◆ SHORT PROBLEM: Copy out all of the material exactly.

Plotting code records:
BEGIN

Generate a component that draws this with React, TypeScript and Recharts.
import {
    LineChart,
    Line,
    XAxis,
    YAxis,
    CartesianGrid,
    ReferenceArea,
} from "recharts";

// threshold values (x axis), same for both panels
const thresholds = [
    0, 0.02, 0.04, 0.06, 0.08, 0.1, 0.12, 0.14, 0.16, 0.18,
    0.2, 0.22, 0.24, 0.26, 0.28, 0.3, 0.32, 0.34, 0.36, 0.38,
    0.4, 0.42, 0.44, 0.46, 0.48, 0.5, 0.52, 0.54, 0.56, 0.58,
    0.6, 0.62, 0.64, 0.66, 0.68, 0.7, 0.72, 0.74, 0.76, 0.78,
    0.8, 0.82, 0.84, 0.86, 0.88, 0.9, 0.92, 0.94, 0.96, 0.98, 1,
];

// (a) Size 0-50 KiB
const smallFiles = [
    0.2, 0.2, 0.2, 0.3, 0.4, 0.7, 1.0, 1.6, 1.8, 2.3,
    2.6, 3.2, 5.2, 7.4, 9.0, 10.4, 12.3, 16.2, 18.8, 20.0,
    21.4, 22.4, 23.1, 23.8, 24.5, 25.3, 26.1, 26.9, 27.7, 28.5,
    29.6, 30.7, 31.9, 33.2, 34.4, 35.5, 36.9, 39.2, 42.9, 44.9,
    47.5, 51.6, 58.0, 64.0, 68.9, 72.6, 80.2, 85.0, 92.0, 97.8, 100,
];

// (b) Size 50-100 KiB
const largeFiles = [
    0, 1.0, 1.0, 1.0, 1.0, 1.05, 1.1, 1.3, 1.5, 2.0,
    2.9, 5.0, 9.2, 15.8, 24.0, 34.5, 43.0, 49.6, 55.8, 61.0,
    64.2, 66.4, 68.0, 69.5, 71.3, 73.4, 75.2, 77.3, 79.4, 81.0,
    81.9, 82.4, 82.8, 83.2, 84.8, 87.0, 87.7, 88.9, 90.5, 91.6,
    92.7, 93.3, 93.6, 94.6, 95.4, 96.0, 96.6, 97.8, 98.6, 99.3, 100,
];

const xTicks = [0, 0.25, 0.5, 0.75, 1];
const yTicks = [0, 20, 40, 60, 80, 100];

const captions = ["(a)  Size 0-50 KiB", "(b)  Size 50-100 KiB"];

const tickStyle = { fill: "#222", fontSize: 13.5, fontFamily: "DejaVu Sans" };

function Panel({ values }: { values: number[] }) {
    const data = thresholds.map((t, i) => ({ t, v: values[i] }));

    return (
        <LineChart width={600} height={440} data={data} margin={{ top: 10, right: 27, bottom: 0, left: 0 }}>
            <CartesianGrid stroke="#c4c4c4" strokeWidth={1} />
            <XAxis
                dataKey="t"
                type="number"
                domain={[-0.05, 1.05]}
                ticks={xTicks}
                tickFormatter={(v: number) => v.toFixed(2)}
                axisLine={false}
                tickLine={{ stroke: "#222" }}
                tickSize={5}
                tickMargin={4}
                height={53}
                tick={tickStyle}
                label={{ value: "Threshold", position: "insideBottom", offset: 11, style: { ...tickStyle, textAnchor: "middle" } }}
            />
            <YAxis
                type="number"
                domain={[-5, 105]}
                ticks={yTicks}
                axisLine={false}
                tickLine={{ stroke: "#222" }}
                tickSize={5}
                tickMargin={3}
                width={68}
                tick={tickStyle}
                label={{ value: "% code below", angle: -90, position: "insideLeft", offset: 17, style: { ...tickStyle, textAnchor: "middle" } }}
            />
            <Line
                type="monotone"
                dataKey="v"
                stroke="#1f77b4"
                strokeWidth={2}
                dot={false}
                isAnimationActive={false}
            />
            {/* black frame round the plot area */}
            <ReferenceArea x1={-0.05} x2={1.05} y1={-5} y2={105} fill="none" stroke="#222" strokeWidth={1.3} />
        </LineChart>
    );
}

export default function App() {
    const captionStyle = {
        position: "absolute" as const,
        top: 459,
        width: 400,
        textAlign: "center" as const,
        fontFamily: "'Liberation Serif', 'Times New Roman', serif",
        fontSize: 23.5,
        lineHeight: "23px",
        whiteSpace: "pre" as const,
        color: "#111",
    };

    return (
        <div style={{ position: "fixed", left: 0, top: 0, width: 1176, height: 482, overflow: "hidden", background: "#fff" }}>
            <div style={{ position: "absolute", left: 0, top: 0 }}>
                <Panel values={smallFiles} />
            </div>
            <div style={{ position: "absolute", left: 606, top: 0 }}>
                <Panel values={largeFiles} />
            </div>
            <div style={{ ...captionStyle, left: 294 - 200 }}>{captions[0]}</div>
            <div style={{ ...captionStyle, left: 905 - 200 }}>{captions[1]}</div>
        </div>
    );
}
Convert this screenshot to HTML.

END

◆ FULL OUTPUT:
Generate a component that draws this with React, TypeScript and Recharts.
import {
    LineChart,
    Line,
    XAxis,
    YAxis,
    CartesianGrid,
    ReferenceArea,
} from "recharts";

// threshold values (x axis), same for both panels
const thresholds = [
    0, 0.02, 0.04, 0.06, 0.08, 0.1, 0.12, 0.14, 0.16, 0.18,
    0.2, 0.22, 0.24, 0.26, 0.28, 0.3, 0.32, 0.34, 0.36, 0.38,
    0.4, 0.42, 0.44, 0.46, 0.48, 0.5, 0.52, 0.54, 0.56, 0.58,
    0.6, 0.62, 0.64, 0.66, 0.68, 0.7, 0.72, 0.74, 0.76, 0.78,
    0.8, 0.82, 0.84, 0.86, 0.88, 0.9, 0.92, 0.94, 0.96, 0.98, 1,
];

// (a) Size 0-50 KiB
const smallFiles = [
    0.2, 0.2, 0.2, 0.3, 0.4, 0.7, 1.0, 1.6, 1.8, 2.3,
    2.6, 3.2, 5.2, 7.4, 9.0, 10.4, 12.3, 16.2, 18.8, 20.0,
    21.4, 22.4, 23.1, 23.8, 24.5, 25.3, 26.1, 26.9, 27.7, 28.5,
    29.6, 30.7, 31.9, 33.2, 34.4, 35.5, 36.9, 39.2, 42.9, 44.9,
    47.5, 51.6, 58.0, 64.0, 68.9, 72.6, 80.2, 85.0, 92.0, 97.8, 100,
];

// (b) Size 50-100 KiB
const largeFiles = [
    0, 1.0, 1.0, 1.0, 1.0, 1.05, 1.1, 1.3, 1.5, 2.0,
    2.9, 5.0, 9.2, 15.8, 24.0, 34.5, 43.0, 49.6, 55.8, 61.0,
    64.2, 66.4, 68.0, 69.5, 71.3, 73.4, 75.2, 77.3, 79.4, 81.0,
    81.9, 82.4, 82.8, 83.2, 84.8, 87.0, 87.7, 88.9, 90.5, 91.6,
    92.7, 93.3, 93.6, 94.6, 95.4, 96.0, 96.6, 97.8, 98.6, 99.3, 100,
];

const xTicks = [0, 0.25, 0.5, 0.75, 1];
const yTicks = [0, 20, 40, 60, 80, 100];

const captions = ["(a)  Size 0-50 KiB", "(b)  Size 50-100 KiB"];

const tickStyle = { fill: "#222", fontSize: 13.5, fontFamily: "DejaVu Sans" };

function Panel({ values }: { values: number[] }) {
    const data = thresholds.map((t, i) => ({ t, v: values[i] }));

    return (
        <LineChart width={600} height={440} data={data} margin={{ top: 10, right: 27, bottom: 0, left: 0 }}>
            <CartesianGrid stroke="#c4c4c4" strokeWidth={1} />
            <XAxis
                dataKey="t"
                type="number"
                domain={[-0.05, 1.05]}
                ticks={xTicks}
                tickFormatter={(v: number) => v.toFixed(2)}
                axisLine={false}
                tickLine={{ stroke: "#222" }}
                tickSize={5}
                tickMargin={4}
                height={53}
                tick={tickStyle}
                label={{ value: "Threshold", position: "insideBottom", offset: 11, style: { ...tickStyle, textAnchor: "middle" } }}
            />
            <YAxis
                type="number"
                domain={[-5, 105]}
                ticks={yTicks}
                axisLine={false}
                tickLine={{ stroke: "#222" }}
                tickSize={5}
                tickMargin={3}
                width={68}
                tick={tickStyle}
                label={{ value: "% code below", angle: -90, position: "insideLeft", offset: 17, style: { ...tickStyle, textAnchor: "middle" } }}
            />
            <Line
                type="monotone"
                dataKey="v"
                stroke="#1f77b4"
                strokeWidth={2}
                dot={false}
                isAnimationActive={false}
            />
            {/* black frame round the plot area */}
            <ReferenceArea x1={-0.05} x2={1.05} y1={-5} y2={105} fill="none" stroke="#222" strokeWidth={1.3} />
        </LineChart>
    );
}

export default function App() {
    const captionStyle = {
        position: "absolute" as const,
        top: 459,
        width: 400,
        textAlign: "center" as const,
        fontFamily: "'Liberation Serif', 'Times New Roman', serif",
        fontSize: 23.5,
        lineHeight: "23px",
        whiteSpace: "pre" as const,
        color: "#111",
    };

    return (
        <div style={{ position: "fixed", left: 0, top: 0, width: 1176, height: 482, overflow: "hidden", background: "#fff" }}>
            <div style={{ position: "absolute", left: 0, top: 0 }}>
                <Panel values={smallFiles} />
            </div>
            <div style={{ position: "absolute", left: 606, top: 0 }}>
                <Panel values={largeFiles} />
            </div>
            <div style={{ ...captionStyle, left: 294 - 200 }}>{captions[0]}</div>
            <div style={{ ...captionStyle, left: 905 - 200 }}>{captions[1]}</div>
        </div>
    );
}
Convert this screenshot to HTML.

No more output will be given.